··· DATASET SECTION ···

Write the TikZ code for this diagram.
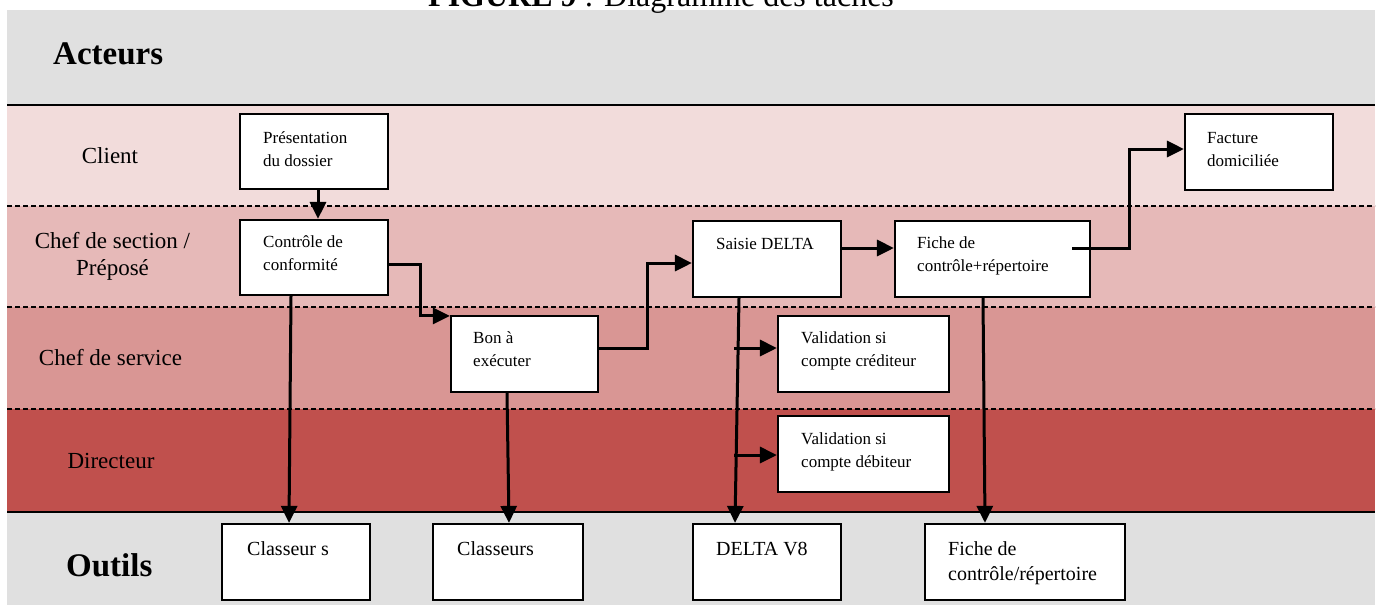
\documentclass[tikz,border=0pt]{standalone}
\usepackage{fontspec}
\setmainfont{Liberation Serif}
\usetikzlibrary{arrows.meta,calc}
\definecolor{hdr}{HTML}{E0E0E0}
\definecolor{laneA}{HTML}{F2DCDB}
\definecolor{laneB}{HTML}{E6B9B8}
\definecolor{laneC}{HTML}{D99694}
\definecolor{laneD}{HTML}{C0504D}
\begin{document}
\begin{tikzpicture}[x=1pt,y=-1pt,
 box/.style={draw=black,line width=2.2pt,fill=white,inner sep=0pt},
 btxt/.style={anchor=north west,inner sep=0pt,align=left,font=\fontsize{17}{23.5}\selectfont},
 ttxt/.style={anchor=north west,inner sep=0pt,align=left,font=\fontsize{20}{25.5}\selectfont},
 lanetxt/.style={inner sep=0pt,font=\fontsize{23}{27}\selectfont},
 bigtxt/.style={anchor=base west,inner sep=0pt,font=\fontsize{33}{40}\selectfont\bfseries},
 arr/.style={line width=3pt,-{Triangle[length=17pt,width=16pt]}},
 solidsep/.style={line width=2.5pt},
 dsep/.style={line width=1.6pt,dash pattern=on 5pt off 3pt}]
\useasboundingbox (0,0) rectangle (1381,605);
\fill[white] (0,0) rectangle (1381,605);
% lanes
\fill[hdr] (7,10) rectangle (1375,105);
\fill[laneA] (7,105) rectangle (1375,206);
\fill[laneB] (7,206) rectangle (1375,307);
\fill[laneC] (7,307) rectangle (1375,409);
\fill[laneD] (7,409) rectangle (1375,512);
\fill[hdr] (7,512) rectangle (1375,605);
\draw[solidsep] (7,105) -- (1375,105);
\draw[dsep] (7,206) -- (1375,206);
\draw[dsep] (7,307) -- (1375,307);
\draw[dsep] (7,409) -- (1375,409);
\draw[solidsep] (7,512) -- (1375,512);
% title
\node[anchor=base west,inner sep=0pt,font=\fontsize{32}{38}\selectfont] (title) at (428,6.5) {\textbf{FIGURE 9} : Diagramme des tâches};
% headers and lane labels
\node[bigtxt] (acteurs) at (53,64) {Acteurs};
\node[bigtxt] (outils) at (66,576) {Outils};
\node[lanetxt,anchor=base] (lclient) at (110,163) {Client};
\node[lanetxt,anchor=north,align=center] (lsec) at (112.5,229.1) {\strut Chef de section /\\Préposé};
\node[lanetxt,anchor=base] (lserv) at (110.5,365) {Chef de service};
\node[lanetxt,anchor=base] (ldir) at (111,468) {Directeur};
% task boxes
\node[box,minimum width=148pt,minimum height=75pt] (pres) at (314,151.5) {};
\node[box,minimum width=148pt,minimum height=75pt] (ctrl) at (314,257.5) {};
\node[box,minimum width=147pt,minimum height=76pt] (bon) at (524.5,354) {};
\node[box,minimum width=148pt,minimum height=76pt] (saisie) at (767,259) {};
\node[box,minimum width=195pt,minimum height=76pt] (fiche) at (992.5,259) {};
\node[box,minimum width=148pt,minimum height=76pt] (fact) at (1259,152) {};
\node[box,minimum width=171pt,minimum height=76pt] (vcred) at (863.5,354) {};
\node[box,minimum width=171pt,minimum height=76pt] (vdeb) at (863.5,454) {};
% tool boxes
\node[box,minimum width=148pt,minimum height=76pt] (t1) at (296,562) {};
\node[box,minimum width=150pt,minimum height=76pt] (t2) at (508,562) {};
\node[box,minimum width=148pt,minimum height=76pt] (t3) at (767,562) {};
\node[box,minimum width=200pt,minimum height=76pt] (t4) at (1025,562) {};
% box texts
\node[btxt] (pres-t) at (263,126.55) {\strut Présentation\\du dossier};
\node[btxt] (ctrl-t) at (263,230.55) {\strut Contrôle de\\conformité};
\node[btxt] (bon-t) at (473,326.55) {\strut Bon à\\exécuter};
\node[btxt] (saisie-t) at (716,232.55) {\strut Saisie DELTA};
\node[btxt] (fiche-t) at (917,231.55) {\strut Fiche de\\contrôle+répertoire};
\node[btxt] (fact-t) at (1207,126.55) {\strut Facture\\domiciliée};
\node[btxt] (vcred-t) at (801,326.55) {\strut Validation si\\compte créditeur};
\node[btxt] (vdeb-t) at (801,427.55) {\strut Validation si\\compte débiteur};
\node[ttxt] (t1-t) at (247,537.15) {\strut Classeur s};
\node[ttxt] (t2-t) at (457,537.15) {\strut Classeurs};
\node[ttxt] (t3-t) at (716,537.15) {\strut DELTA V8};
\node[ttxt] (t4-t) at (948,537.15) {\strut Fiche de\\contrôle/répertoire};
% connectors
\draw[arr] ([xshift=4pt]pres.south) -- ([xshift=4pt]ctrl.north);
\draw[arr] ([yshift=-6.5pt]ctrl.east) -- ++(31,0) |- ([yshift=-1pt]bon.north west);
\draw[arr] ([yshift=6pt]bon.east) -- ++(48,0) |- ([yshift=-4pt]saisie.west);
\draw[arr] ([yshift=11pt]saisie.east) -- ([yshift=11pt]fiche.west);
\draw[arr] ([xshift=79.5pt,yshift=11pt]fiche.center) -- ++(57,0) |- ([yshift=3pt]fact.west);
\draw[arr] ([xshift=-28pt]saisie.south) -- ([xshift=-32pt]t3.north);
\coordinate (b1) at (734,348);
\coordinate (b2) at (734,455);
\draw[arr] (b1) -- (b1 -| vcred.west);
\draw[arr] (b2) -- (b2 -| vdeb.west);
\draw[arr] ([xshift=-9.5pt]fiche.south) -- ([xshift=-40pt]t4.north);
\draw[arr] ([xshift=-23pt]ctrl.south) -- ([xshift=-7pt]t1.north);
\draw[arr] ([xshift=-17.5pt]bon.south) -- ([xshift=1pt]t2.north);
\end{tikzpicture}
\end{document}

···

DIRECTIONS: Would you return the data exactly as written, without the pictures?

REPLY TO THE EXERCISE:
Write the TikZ code for this diagram.
\documentclass[tikz,border=0pt]{standalone}
\usepackage{fontspec}
\setmainfont{Liberation Serif}
\usetikzlibrary{arrows.meta,calc}
\definecolor{hdr}{HTML}{E0E0E0}
\definecolor{laneA}{HTML}{F2DCDB}
\definecolor{laneB}{HTML}{E6B9B8}
\definecolor{laneC}{HTML}{D99694}
\definecolor{laneD}{HTML}{C0504D}
\begin{document}
\begin{tikzpicture}[x=1pt,y=-1pt,
 box/.style={draw=black,line width=2.2pt,fill=white,inner sep=0pt},
 btxt/.style={anchor=north west,inner sep=0pt,align=left,font=\fontsize{17}{23.5}\selectfont},
 ttxt/.style={anchor=north west,inner sep=0pt,align=left,font=\fontsize{20}{25.5}\selectfont},
 lanetxt/.style={inner sep=0pt,font=\fontsize{23}{27}\selectfont},
 bigtxt/.style={anchor=base west,inner sep=0pt,font=\fontsize{33}{40}\selectfont\bfseries},
 arr/.style={line width=3pt,-{Triangle[length=17pt,width=16pt]}},
 solidsep/.style={line width=2.5pt},
 dsep/.style={line width=1.6pt,dash pattern=on 5pt off 3pt}]
\useasboundingbox (0,0) rectangle (1381,605);
\fill[white] (0,0) rectangle (1381,605);
% lanes
\fill[hdr] (7,10) rectangle (1375,105);
\fill[laneA] (7,105) rectangle (1375,206);
\fill[laneB] (7,206) rectangle (1375,307);
\fill[laneC] (7,307) rectangle (1375,409);
\fill[laneD] (7,409) rectangle (1375,512);
\fill[hdr] (7,512) rectangle (1375,605);
\draw[solidsep] (7,105) -- (1375,105);
\draw[dsep] (7,206) -- (1375,206);
\draw[dsep] (7,307) -- (1375,307);
\draw[dsep] (7,409) -- (1375,409);
\draw[solidsep] (7,512) -- (1375,512);
% title
\node[anchor=base west,inner sep=0pt,font=\fontsize{32}{38}\selectfont] (title) at (428,6.5) {\textbf{FIGURE 9} : Diagramme des tâches};
% headers and lane labels
\node[bigtxt] (acteurs) at (53,64) {Acteurs};
\node[bigtxt] (outils) at (66,576) {Outils};
\node[lanetxt,anchor=base] (lclient) at (110,163) {Client};
\node[lanetxt,anchor=north,align=center] (lsec) at (112.5,229.1) {\strut Chef de section /\\Préposé};
\node[lanetxt,anchor=base] (lserv) at (110.5,365) {Chef de service};
\node[lanetxt,anchor=base] (ldir) at (111,468) {Directeur};
% task boxes
\node[box,minimum width=148pt,minimum height=75pt] (pres) at (314,151.5) {};
\node[box,minimum width=148pt,minimum height=75pt] (ctrl) at (314,257.5) {};
\node[box,minimum width=147pt,minimum height=76pt] (bon) at (524.5,354) {};
\node[box,minimum width=148pt,minimum height=76pt] (saisie) at (767,259) {};
\node[box,minimum width=195pt,minimum height=76pt] (fiche) at (992.5,259) {};
\node[box,minimum width=148pt,minimum height=76pt] (fact) at (1259,152) {};
\node[box,minimum width=171pt,minimum height=76pt] (vcred) at (863.5,354) {};
\node[box,minimum width=171pt,minimum height=76pt] (vdeb) at (863.5,454) {};
% tool boxes
\node[box,minimum width=148pt,minimum height=76pt] (t1) at (296,562) {};
\node[box,minimum width=150pt,minimum height=76pt] (t2) at (508,562) {};
\node[box,minimum width=148pt,minimum height=76pt] (t3) at (767,562) {};
\node[box,minimum width=200pt,minimum height=76pt] (t4) at (1025,562) {};
% box texts
\node[btxt] (pres-t) at (263,126.55) {\strut Présentation\\du dossier};
\node[btxt] (ctrl-t) at (263,230.55) {\strut Contrôle de\\conformité};
\node[btxt] (bon-t) at (473,326.55) {\strut Bon à\\exécuter};
\node[btxt] (saisie-t) at (716,232.55) {\strut Saisie DELTA};
\node[btxt] (fiche-t) at (917,231.55) {\strut Fiche de\\contrôle+répertoire};
\node[btxt] (fact-t) at (1207,126.55) {\strut Facture\\domiciliée};
\node[btxt] (vcred-t) at (801,326.55) {\strut Validation si\\compte créditeur};
\node[btxt] (vdeb-t) at (801,427.55) {\strut Validation si\\compte débiteur};
\node[ttxt] (t1-t) at (247,537.15) {\strut Classeur s};
\node[ttxt] (t2-t) at (457,537.15) {\strut Classeurs};
\node[ttxt] (t3-t) at (716,537.15) {\strut DELTA V8};
\node[ttxt] (t4-t) at (948,537.15) {\strut Fiche de\\contrôle/répertoire};
% connectors
\draw[arr] ([xshift=4pt]pres.south) -- ([xshift=4pt]ctrl.north);
\draw[arr] ([yshift=-6.5pt]ctrl.east) -- ++(31,0) |- ([yshift=-1pt]bon.north west);
\draw[arr] ([yshift=6pt]bon.east) -- ++(48,0) |- ([yshift=-4pt]saisie.west);
\draw[arr] ([yshift=11pt]saisie.east) -- ([yshift=11pt]fiche.west);
\draw[arr] ([xshift=79.5pt,yshift=11pt]fiche.center) -- ++(57,0) |- ([yshift=3pt]fact.west);
\draw[arr] ([xshift=-28pt]saisie.south) -- ([xshift=-32pt]t3.north);
\coordinate (b1) at (734,348);
\coordinate (b2) at (734,455);
\draw[arr] (b1) -- (b1 -| vcred.west);
\draw[arr] (b2) -- (b2 -| vdeb.west);
\draw[arr] ([xshift=-9.5pt]fiche.south) -- ([xshift=-40pt]t4.north);
\draw[arr] ([xshift=-23pt]ctrl.south) -- ([xshift=-7pt]t1.north);
\draw[arr] ([xshift=-17.5pt]bon.south) -- ([xshift=1pt]t2.north);
\end{tikzpicture}
\end{document}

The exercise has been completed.